Governors not thought ready to go into debt

14th April 1995 at 01:00
Just one in six parents believe school governors would set deficit budgets to avoid education cuts, a nationwide survey has revealed.

More than 1,000 parent-teacher associations said governors at their schools would not risk direct confrontation over budgets. With union officials now receiving Section 188 notices - the first stage of the formal consultation over job losses - 99 per cent of parents surveyed called on ministers to fund fully the teachers' pay award.

The survey by the National Confederation of Parent-Teacher Associations almost unanimously called for education to be given a higher priority in Government allocation of funds.

Ministers' refusal to fund the 2.7 per cent salary rise has left local authorities with an additional Pounds 294 million to find on top of the Pounds 11 billion teachers' pay bill. Research carried out by Manchester University for The TES and reported in last week's issue by Manchester University reveals that more than 14,000 teachers' jobs are likely to be lost by August 1996.

While 99 per cent of the 2,187 respondents to the NCPTA survey believed Government should fully fund the award, 33 per cent said that if it did not schools should raid their own savings. A total of 7 per cent said governors should sack staff, 10 per cent said they should increase class sizes, 43 per cent that they should cut other areas of the budget while 13 per cent said parents would pay more towards essentials.

Nearly three-quarters of the replies to the survey, which points out that the NCPTA's charitable status does not allow it to condone illegal actions, were from primary schools, 17 per cent from secondaries and 3 per cent from special schools - 4 per cent were from GM schools.

Three-quarters of the responses came from the English shire counties, which are facing cuts of Pounds 187 million from education budgets, while 13 per cent were from the metropolitan authorities, 6 per cent from London and 5 per cent from Wales.

The highest response rate among the English counties was from schools in Lancashire (106) which allowed 1.8 per cent for the pay award and is facing cuts of Pounds 28 million.
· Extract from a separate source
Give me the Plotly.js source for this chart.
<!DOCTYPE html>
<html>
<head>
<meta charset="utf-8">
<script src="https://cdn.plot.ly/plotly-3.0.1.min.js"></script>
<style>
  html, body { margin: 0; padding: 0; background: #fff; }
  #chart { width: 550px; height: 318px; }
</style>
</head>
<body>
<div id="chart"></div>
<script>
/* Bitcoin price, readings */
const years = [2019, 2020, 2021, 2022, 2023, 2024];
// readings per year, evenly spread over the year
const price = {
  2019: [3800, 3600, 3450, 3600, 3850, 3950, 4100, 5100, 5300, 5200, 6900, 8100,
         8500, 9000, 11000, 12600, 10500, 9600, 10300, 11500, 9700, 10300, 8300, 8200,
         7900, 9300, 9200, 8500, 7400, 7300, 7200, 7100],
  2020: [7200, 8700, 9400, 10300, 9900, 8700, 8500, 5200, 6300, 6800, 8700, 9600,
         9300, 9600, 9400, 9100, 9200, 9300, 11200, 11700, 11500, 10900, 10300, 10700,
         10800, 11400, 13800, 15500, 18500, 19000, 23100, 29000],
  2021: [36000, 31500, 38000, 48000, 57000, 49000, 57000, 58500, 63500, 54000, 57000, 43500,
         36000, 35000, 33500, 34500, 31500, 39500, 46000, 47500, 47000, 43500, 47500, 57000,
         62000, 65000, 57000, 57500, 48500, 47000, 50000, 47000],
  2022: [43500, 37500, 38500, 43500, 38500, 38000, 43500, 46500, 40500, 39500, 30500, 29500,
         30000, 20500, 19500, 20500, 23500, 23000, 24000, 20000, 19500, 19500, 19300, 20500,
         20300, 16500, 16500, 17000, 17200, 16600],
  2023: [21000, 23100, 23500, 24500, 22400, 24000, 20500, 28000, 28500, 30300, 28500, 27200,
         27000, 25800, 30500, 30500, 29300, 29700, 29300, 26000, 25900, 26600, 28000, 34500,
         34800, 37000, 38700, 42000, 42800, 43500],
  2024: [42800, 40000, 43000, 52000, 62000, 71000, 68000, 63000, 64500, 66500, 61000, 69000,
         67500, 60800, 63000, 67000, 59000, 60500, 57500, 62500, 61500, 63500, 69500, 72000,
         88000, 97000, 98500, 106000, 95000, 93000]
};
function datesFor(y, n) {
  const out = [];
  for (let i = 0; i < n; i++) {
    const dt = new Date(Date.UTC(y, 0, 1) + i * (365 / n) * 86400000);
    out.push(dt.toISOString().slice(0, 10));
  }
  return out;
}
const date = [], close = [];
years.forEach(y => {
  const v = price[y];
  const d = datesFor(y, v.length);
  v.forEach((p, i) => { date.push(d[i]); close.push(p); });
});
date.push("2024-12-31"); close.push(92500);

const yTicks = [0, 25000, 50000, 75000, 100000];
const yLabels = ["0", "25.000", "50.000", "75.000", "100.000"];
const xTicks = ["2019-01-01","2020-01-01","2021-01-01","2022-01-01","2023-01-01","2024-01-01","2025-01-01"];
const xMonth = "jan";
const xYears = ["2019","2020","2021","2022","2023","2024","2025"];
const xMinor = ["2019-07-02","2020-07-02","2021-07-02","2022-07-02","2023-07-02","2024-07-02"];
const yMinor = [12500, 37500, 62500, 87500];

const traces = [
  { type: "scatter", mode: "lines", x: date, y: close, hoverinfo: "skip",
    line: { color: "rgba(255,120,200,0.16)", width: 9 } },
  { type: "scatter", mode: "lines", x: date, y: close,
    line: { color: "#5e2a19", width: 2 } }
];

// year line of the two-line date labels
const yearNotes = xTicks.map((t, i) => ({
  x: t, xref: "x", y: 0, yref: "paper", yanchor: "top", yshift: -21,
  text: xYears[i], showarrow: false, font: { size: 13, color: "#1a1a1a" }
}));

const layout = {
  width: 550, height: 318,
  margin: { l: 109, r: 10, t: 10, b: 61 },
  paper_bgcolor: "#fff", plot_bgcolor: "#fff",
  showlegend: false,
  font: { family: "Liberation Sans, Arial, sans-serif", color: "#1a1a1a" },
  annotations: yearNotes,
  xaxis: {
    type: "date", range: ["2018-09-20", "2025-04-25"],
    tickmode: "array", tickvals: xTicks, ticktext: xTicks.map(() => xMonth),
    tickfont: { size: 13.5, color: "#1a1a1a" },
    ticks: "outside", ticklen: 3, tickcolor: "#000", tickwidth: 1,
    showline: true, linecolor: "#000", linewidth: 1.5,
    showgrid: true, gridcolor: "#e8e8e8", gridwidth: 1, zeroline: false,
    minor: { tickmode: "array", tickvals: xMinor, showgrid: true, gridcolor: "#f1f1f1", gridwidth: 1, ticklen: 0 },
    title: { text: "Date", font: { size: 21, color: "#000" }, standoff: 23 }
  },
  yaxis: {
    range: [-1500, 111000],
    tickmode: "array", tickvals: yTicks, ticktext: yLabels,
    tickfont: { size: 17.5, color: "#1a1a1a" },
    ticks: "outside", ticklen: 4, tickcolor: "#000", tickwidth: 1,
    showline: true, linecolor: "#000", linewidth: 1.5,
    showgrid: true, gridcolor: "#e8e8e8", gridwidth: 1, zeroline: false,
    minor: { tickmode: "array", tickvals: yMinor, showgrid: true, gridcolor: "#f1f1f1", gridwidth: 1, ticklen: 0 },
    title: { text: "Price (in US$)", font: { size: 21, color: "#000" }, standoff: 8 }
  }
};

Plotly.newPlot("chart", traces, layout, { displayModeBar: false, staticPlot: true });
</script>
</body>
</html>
In Devon, where the Lib-Dem-controlled authority has been given until May to justify spending above its Government-imposed limit, there were 86 responses.

The biggest returns in London, where Pounds 12.4 million is being cut from education budgets, came from Enfield and Bromley (11 each) while in the metropolitan authorities, which are facing cuts of at least Pounds 58 million, Leeds and the Wirral sent 19 replies and Sheffield 14. In Wales there were 116 replies, the most from Clwyd (30).